» **TASK DESCRIPTION**: Beginning with the first line, set down every line through the one containing "YAxis, ReferenceLine, ReferenceDot", exactly as it appears, but not the pictures.

» **SOURCE DATA**:
***
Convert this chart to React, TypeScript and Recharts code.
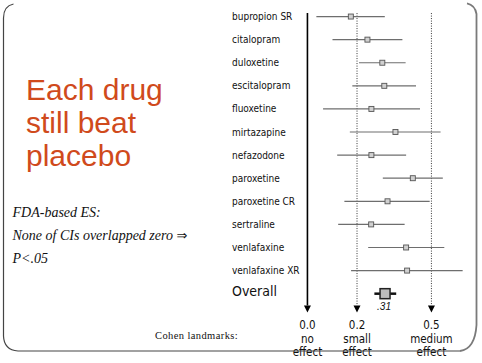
import React from 'react'
import { ScatterChart, Scatter, XAxis, YAxis, ReferenceLine, ReferenceDot } from 'recharts'

// Forest plot values (FDA-based effect sizes, 95% CI)
const drugs = [
  'bupropion SR', 'citalopram', 'duloxetine', 'escitalopram', 'fluoxetine', 'mirtazapine',
  'nefazodone', 'paroxetine', 'paroxetine CR', 'sertraline', 'venlafaxine', 'venlafaxine XR',
]
const effectSizes = [0.175, 0.242, 0.302, 0.31, 0.258, 0.355, 0.258, 0.425, 0.323, 0.257, 0.398, 0.402]
const ciLow = [0.036, 0.101, 0.208, 0.181, 0.063, 0.171, 0.12, 0.304, 0.149, 0.124, 0.245, 0.176]
const ciHigh = [0.312, 0.383, 0.396, 0.438, 0.454, 0.537, 0.398, 0.546, 0.493, 0.392, 0.552, 0.626]

const overallLabel = 'Overall'
const overallEs = 0.313
const overallText = '.31'
const overallCi = [0.27, 0.358]

const landmarks = [0, 0.2, 0.5]
const landmarkLabels = [
  ['0.0', 'no', 'effect'],
  ['0.2', 'small', 'effect'],
  ['0.5', 'medium', 'effect'],
]

const rowLabels = [...drugs, overallLabel]
const rowTicks = rowLabels.map((_, i) => i)
const overallRow = drugs.length

const drugData = drugs.map((name, i) => ({ name, x: effectSizes[i], y: i }))
const overallData = [{ name: overallLabel, x: overallEs, y: overallRow }]

const labelFont = '"DejaVu Sans Condensed", "DejaVu Sans", Tahoma, sans-serif'

function DrugTick(props: any) {
  const { y, payload } = props
  const isOverall = payload.value === overallRow
  return (
    <text
      x={232}
      y={y}
      dy={isOverall ? '0.2em' : '0.35em'}
      textAnchor="start"
      fontFamily={labelFont}
      fontSize={isOverall ? 14 : 10}
      fill="#111"
    >
      {rowLabels[payload.value]}
    </text>
  )
}

function LandmarkTick(props: any) {
  const { x, y, payload } = props
  const idx = landmarks.indexOf(payload.value)
  const lines = landmarkLabels[idx] || []
  const offsets = [17.5, 31.5, 44.5]
  return (
    <g>
      {lines.map((t, i) => (
        <text key={i} x={x} y={y + offsets[i]} textAnchor="middle" fontFamily={labelFont} fontSize={11.5} fill="#111">
          {t}
        </text>
      ))}
    </g>
  )
}

function SmallSquare(props: any) {
  const { cx, cy } = props
  return <rect x={cx - 2.5} y={cy - 2.5} width={5} height={5} fill="#d0d0d0" stroke="#555" strokeWidth={0.9} />
}

function OverallSquare(props: any) {
  const { cx, cy } = props
  return (
    <g>
      <rect x={cx - 5} y={cy - 5} width={10} height={10} fill="#bdbdbd" stroke="#222" strokeWidth={1.5} />
      <text x={cx - 1} y={cy + 16} textAnchor="middle" fontFamily="'Liberation Sans', Arial, sans-serif" fontStyle="italic" fontSize={10} fill="#111">
        {overallText}
      </text>
    </g>
  )
}

function ArrowHead(props: any) {
  const { cx, cy } = props
  return <path d={`M${cx - 3.5},${cy} L${cx + 3.5},${cy} L${cx},${cy + 7} Z`} fill="#000" />
}

export default function App() {
  return (
    <div style={{ position: 'absolute', left: 0, top: 0, width: 482, height: 363, background: '#fff' }}>
      <ScatterChart width={482} height={363} margin={{ top: 5, right: 1, bottom: 0, left: 0 }}>
        <XAxis
          type="number"
          dataKey="x"
          domain={[-0.03, 0.7]}
          ticks={landmarks}
          interval={0}
          axisLine={false}
          tickLine={false}
          tickSize={0}
          tickMargin={0}
          height={52}
          tick={<LandmarkTick />}
          allowDataOverflow
        />
        <YAxis
          type="number"
          dataKey="y"
          domain={[-0.5, 12.75]}
          reversed
          ticks={rowTicks}
          interval={0}
          width={300}
          axisLine={false}
          tickLine={false}
          tick={<DrugTick />}
          allowDataOverflow
        />

        {/* landmark lines: 0 solid, 0.2 and 0.5 dotted */}
        {landmarks.map((v, i) => (
          <ReferenceLine
            key={`lm-${i}`}
            segment={[{ x: v, y: -0.15 }, { x: v, y: 12.51 }]}
            stroke={v === 0 ? '#000' : '#333'}
            strokeWidth={v === 0 ? 1.6 : 1}
            strokeDasharray={v === 0 ? undefined : '1 1.5'}
          />
        ))}
        {landmarks.map((v, i) => (
          <ReferenceDot key={`ar-${i}`} x={v} y={12.51} r={0} shape={<ArrowHead />} />
        ))}

        {/* confidence intervals */}
        {drugs.map((d, i) => (
          <ReferenceLine
            key={`ci-${d}`}
            segment={[{ x: ciLow[i], y: i }, { x: ciHigh[i], y: i }]}
            stroke="#6e6e6e"
            strokeWidth={1.2}
          />
        ))}
        <ReferenceLine
          segment={[{ x: overallCi[0], y: overallRow }, { x: overallCi[1], y: overallRow }]}
          stroke="#111"
          strokeWidth={2.5}
        />

        <Scatter data={drugData} shape={<SmallSquare />} isAnimationActive={false} />
        <Scatter data={overallData} shape={<OverallSquare />} isAnimationActive={false} />
      </ScatterChart>

      <svg width={482} height={363} style={{ position: 'absolute', left: 0, top: 0, pointerEvents: 'none' }}>
        {/* slide frame */}
        <path d="M13.5,4 Q3.5,6 3.5,18 L3.5,336 Q4,350 18,351 L460,351" fill="none" stroke="#444" strokeWidth={1.2} />
        <path d="M460,351 Q475,349 476.5,325 L476.5,14 Q475,5 467,3.3" fill="none" stroke="#7a7a7a" strokeWidth={1.8} />

        <g fontFamily="'Liberation Sans', Arial, sans-serif" fontSize={30} fill="#d04a1c">
          <text x={26} y={100}>Each drug</text>
          <text x={26} y={133}>still beat</text>
          <text x={26} y={166}>placebo</text>
        </g>

        <g fontFamily="'Liberation Serif', 'Times New Roman', serif" fontStyle="italic" fontSize={14} fill="#111">
          <text x={12.5} y={216.5}>FDA-based ES:</text>
          <text x={12.5} y={240}>None of CIs overlapped zero <tspan fontStyle="normal" fontFamily="'DejaVu Sans', sans-serif" fontSize={13}>⇒</tspan></text>
          <text x={12.5} y={263}>P&lt;.05</text>
        </g>

        <text x={155} y={339} fontFamily="'Liberation Serif', 'Times New Roman', serif" fontSize={10.5} letterSpacing={0.4} fill="#111">
          Cohen landmarks:
        </text>
      </svg>
    </div>
  )
}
***
» **THE SOLUTION**:
Convert this chart to React, TypeScript and Recharts code.
import React from 'react'
import { ScatterChart, Scatter, XAxis, YAxis, ReferenceLine, ReferenceDot } from 'recharts'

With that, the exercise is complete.